▸ EXERCISE: Your task is to transcribe all of the data below exactly, omitting the images.

▸ DATASET SECTION:
--------------------

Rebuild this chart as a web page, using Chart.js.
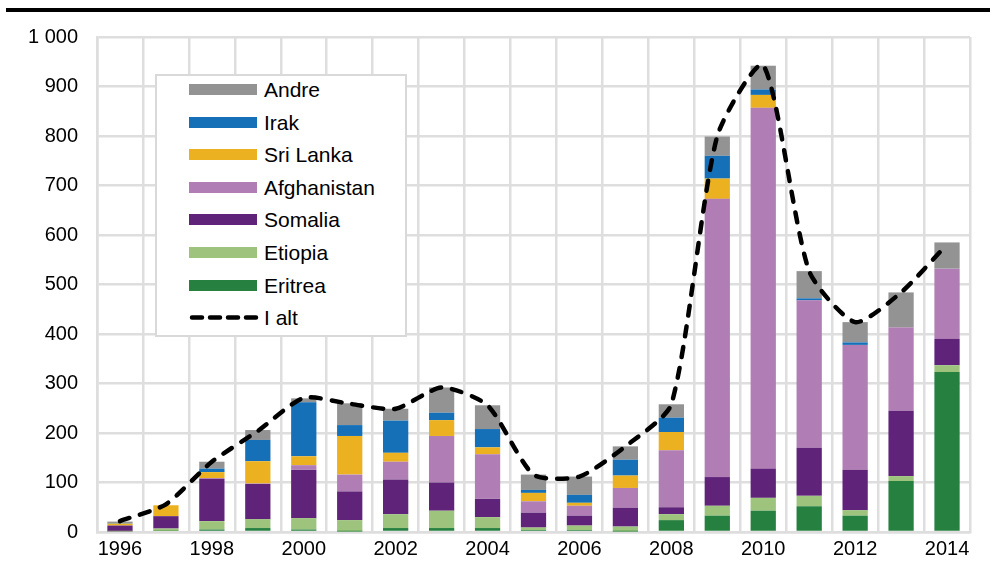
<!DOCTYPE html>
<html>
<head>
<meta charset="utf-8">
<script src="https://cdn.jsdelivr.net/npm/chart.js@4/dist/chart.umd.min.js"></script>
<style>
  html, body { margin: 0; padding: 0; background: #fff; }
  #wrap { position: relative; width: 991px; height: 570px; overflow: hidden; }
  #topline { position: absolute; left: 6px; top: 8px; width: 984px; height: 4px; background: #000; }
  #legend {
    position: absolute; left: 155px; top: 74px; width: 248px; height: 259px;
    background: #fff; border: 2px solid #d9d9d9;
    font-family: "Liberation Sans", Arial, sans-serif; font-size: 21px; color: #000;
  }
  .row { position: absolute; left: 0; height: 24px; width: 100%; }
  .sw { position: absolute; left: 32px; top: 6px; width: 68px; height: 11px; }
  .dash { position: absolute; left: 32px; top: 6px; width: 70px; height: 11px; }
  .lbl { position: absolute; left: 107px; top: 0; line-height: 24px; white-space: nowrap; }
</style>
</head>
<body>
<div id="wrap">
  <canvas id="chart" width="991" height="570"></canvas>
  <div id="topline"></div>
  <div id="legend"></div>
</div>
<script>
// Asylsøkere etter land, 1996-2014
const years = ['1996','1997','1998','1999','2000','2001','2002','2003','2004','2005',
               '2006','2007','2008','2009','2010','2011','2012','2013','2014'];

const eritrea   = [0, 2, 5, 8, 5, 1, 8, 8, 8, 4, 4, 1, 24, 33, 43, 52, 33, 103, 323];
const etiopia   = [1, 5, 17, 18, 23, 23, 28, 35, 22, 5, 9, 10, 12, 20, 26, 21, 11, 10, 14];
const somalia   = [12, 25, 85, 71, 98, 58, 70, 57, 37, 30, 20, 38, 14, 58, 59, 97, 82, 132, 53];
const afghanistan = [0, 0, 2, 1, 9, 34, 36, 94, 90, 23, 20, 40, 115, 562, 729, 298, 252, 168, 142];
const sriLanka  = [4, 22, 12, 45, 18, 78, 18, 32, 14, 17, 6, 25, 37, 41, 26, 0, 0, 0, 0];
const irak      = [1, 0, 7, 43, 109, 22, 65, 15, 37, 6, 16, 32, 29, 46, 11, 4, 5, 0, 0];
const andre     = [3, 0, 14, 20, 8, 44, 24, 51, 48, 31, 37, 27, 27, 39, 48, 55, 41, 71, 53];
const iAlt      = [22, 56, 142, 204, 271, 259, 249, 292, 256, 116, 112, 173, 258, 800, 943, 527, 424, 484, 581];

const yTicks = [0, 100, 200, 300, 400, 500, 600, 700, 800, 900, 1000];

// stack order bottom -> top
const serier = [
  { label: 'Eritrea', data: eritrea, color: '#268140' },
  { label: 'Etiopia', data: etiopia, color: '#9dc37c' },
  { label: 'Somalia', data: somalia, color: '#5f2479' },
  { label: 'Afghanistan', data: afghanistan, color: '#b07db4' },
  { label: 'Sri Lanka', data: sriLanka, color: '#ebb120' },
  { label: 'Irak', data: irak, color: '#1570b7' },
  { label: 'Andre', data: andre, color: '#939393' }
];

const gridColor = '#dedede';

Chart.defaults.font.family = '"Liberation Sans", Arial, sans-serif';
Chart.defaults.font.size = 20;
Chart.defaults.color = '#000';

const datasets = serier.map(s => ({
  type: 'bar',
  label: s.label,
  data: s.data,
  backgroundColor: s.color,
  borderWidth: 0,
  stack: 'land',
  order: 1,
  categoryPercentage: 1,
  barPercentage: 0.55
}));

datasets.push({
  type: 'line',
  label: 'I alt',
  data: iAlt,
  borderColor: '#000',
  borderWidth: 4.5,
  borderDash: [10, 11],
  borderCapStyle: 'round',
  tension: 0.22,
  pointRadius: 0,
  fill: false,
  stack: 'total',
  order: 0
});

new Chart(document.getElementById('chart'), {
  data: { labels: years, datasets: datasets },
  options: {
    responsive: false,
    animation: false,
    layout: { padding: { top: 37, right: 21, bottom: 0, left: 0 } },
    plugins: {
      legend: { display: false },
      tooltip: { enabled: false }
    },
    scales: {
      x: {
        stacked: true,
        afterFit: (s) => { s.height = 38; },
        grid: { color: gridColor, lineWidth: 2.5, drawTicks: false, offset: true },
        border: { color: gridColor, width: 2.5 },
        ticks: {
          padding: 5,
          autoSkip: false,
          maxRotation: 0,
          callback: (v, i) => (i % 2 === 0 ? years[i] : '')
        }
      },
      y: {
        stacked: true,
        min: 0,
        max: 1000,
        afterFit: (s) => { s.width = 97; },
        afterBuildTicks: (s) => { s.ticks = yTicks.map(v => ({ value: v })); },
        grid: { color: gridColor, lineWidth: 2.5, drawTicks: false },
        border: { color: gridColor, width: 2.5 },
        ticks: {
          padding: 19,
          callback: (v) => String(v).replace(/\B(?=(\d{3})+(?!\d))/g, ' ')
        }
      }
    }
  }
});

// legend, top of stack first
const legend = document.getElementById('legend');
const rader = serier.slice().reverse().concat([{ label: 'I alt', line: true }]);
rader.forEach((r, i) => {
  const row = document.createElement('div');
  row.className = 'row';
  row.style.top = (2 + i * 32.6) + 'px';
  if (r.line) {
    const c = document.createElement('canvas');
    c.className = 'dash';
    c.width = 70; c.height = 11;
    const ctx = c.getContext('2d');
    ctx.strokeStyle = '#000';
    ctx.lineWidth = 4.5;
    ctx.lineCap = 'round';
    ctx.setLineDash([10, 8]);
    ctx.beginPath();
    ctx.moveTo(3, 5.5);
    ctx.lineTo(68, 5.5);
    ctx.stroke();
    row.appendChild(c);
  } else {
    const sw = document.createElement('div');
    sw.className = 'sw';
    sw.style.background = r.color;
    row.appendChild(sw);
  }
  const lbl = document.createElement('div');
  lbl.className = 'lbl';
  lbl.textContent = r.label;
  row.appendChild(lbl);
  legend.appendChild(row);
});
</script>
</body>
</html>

--------------------

▸ RESULT OF THIS EXERCISE:
Rebuild this chart as a web page, using Chart.js.
<!DOCTYPE html>
<html>
<head>
<meta charset="utf-8">
<script src="https://cdn.jsdelivr.net/npm/chart.js@4/dist/chart.umd.min.js"></script>
<style>
  html, body { margin: 0; padding: 0; background: #fff; }
  #wrap { position: relative; width: 991px; height: 570px; overflow: hidden; }
  #topline { position: absolute; left: 6px; top: 8px; width: 984px; height: 4px; background: #000; }
  #legend {
    position: absolute; left: 155px; top: 74px; width: 248px; height: 259px;
    background: #fff; border: 2px solid #d9d9d9;
    font-family: "Liberation Sans", Arial, sans-serif; font-size: 21px; color: #000;
  }
  .row { position: absolute; left: 0; height: 24px; width: 100%; }
  .sw { position: absolute; left: 32px; top: 6px; width: 68px; height: 11px; }
  .dash { position: absolute; left: 32px; top: 6px; width: 70px; height: 11px; }
  .lbl { position: absolute; left: 107px; top: 0; line-height: 24px; white-space: nowrap; }
</style>
</head>
<body>
<div id="wrap">
  <canvas id="chart" width="991" height="570"></canvas>
  <div id="topline"></div>
  <div id="legend"></div>
</div>
<script>
// Asylsøkere etter land, 1996-2014
const years = ['1996','1997','1998','1999','2000','2001','2002','2003','2004','2005',
               '2006','2007','2008','2009','2010','2011','2012','2013','2014'];

const eritrea   = [0, 2, 5, 8, 5, 1, 8, 8, 8, 4, 4, 1, 24, 33, 43, 52, 33, 103, 323];
const etiopia   = [1, 5, 17, 18, 23, 23, 28, 35, 22, 5, 9, 10, 12, 20, 26, 21, 11, 10, 14];
const somalia   = [12, 25, 85, 71, 98, 58, 70, 57, 37, 30, 20, 38, 14, 58, 59, 97, 82, 132, 53];
const afghanistan = [0, 0, 2, 1, 9, 34, 36, 94, 90, 23, 20, 40, 115, 562, 729, 298, 252, 168, 142];
const sriLanka  = [4, 22, 12, 45, 18, 78, 18, 32, 14, 17, 6, 25, 37, 41, 26, 0, 0, 0, 0];
const irak      = [1, 0, 7, 43, 109, 22, 65, 15, 37, 6, 16, 32, 29, 46, 11, 4, 5, 0, 0];
const andre     = [3, 0, 14, 20, 8, 44, 24, 51, 48, 31, 37, 27, 27, 39, 48, 55, 41, 71, 53];
const iAlt      = [22, 56, 142, 204, 271, 259, 249, 292, 256, 116, 112, 173, 258, 800, 943, 527, 424, 484, 581];

const yTicks = [0, 100, 200, 300, 400, 500, 600, 700, 800, 900, 1000];

// stack order bottom -> top
const serier = [
  { label: 'Eritrea', data: eritrea, color: '#268140' },
  { label: 'Etiopia', data: etiopia, color: '#9dc37c' },
  { label: 'Somalia', data: somalia, color: '#5f2479' },
  { label: 'Afghanistan', data: afghanistan, color: '#b07db4' },
  { label: 'Sri Lanka', data: sriLanka, color: '#ebb120' },
  { label: 'Irak', data: irak, color: '#1570b7' },
  { label: 'Andre', data: andre, color: '#939393' }
];

const gridColor = '#dedede';

Chart.defaults.font.family = '"Liberation Sans", Arial, sans-serif';
Chart.defaults.font.size = 20;
Chart.defaults.color = '#000';

const datasets = serier.map(s => ({
  type: 'bar',
  label: s.label,
  data: s.data,
  backgroundColor: s.color,
  borderWidth: 0,
  stack: 'land',
  order: 1,
  categoryPercentage: 1,
  barPercentage: 0.55
}));

datasets.push({
  type: 'line',
  label: 'I alt',
  data: iAlt,
  borderColor: '#000',
  borderWidth: 4.5,
  borderDash: [10, 11],
  borderCapStyle: 'round',
  tension: 0.22,
  pointRadius: 0,
  fill: false,
  stack: 'total',
  order: 0
});

new Chart(document.getElementById('chart'), {
  data: { labels: years, datasets: datasets },
  options: {
    responsive: false,
    animation: false,
    layout: { padding: { top: 37, right: 21, bottom: 0, left: 0 } },
    plugins: {
      legend: { display: false },
      tooltip: { enabled: false }
    },
    scales: {
      x: {
        stacked: true,
        afterFit: (s) => { s.height = 38; },
        grid: { color: gridColor, lineWidth: 2.5, drawTicks: false, offset: true },
        border: { color: gridColor, width: 2.5 },
        ticks: {
          padding: 5,
          autoSkip: false,
          maxRotation: 0,
          callback: (v, i) => (i % 2 === 0 ? years[i] : '')
        }
      },
      y: {
        stacked: true,
        min: 0,
        max: 1000,
        afterFit: (s) => { s.width = 97; },
        afterBuildTicks: (s) => { s.ticks = yTicks.map(v => ({ value: v })); },
        grid: { color: gridColor, lineWidth: 2.5, drawTicks: false },
        border: { color: gridColor, width: 2.5 },
        ticks: {
          padding: 19,
          callback: (v) => String(v).replace(/\B(?=(\d{3})+(?!\d))/g, ' ')
        }
      }
    }
  }
});

// legend, top of stack first
const legend = document.getElementById('legend');
const rader = serier.slice().reverse().concat([{ label: 'I alt', line: true }]);
rader.forEach((r, i) => {
  const row = document.createElement('div');
  row.className = 'row';
  row.style.top = (2 + i * 32.6) + 'px';
  if (r.line) {
    const c = document.createElement('canvas');
    c.className = 'dash';
    c.width = 70; c.height = 11;
    const ctx = c.getContext('2d');
    ctx.strokeStyle = '#000';
    ctx.lineWidth = 4.5;
    ctx.lineCap = 'round';
    ctx.setLineDash([10, 8]);
    ctx.beginPath();
    ctx.moveTo(3, 5.5);
    ctx.lineTo(68, 5.5);
    ctx.stroke();
    row.appendChild(c);
  } else {
    const sw = document.createElement('div');
    sw.className = 'sw';
    sw.style.background = r.color;
    row.appendChild(sw);
  }
  const lbl = document.createElement('div');
  lbl.className = 'lbl';
  lbl.textContent = r.label;
  row.appendChild(lbl);
  legend.appendChild(row);
});
</script>
</body>
</html>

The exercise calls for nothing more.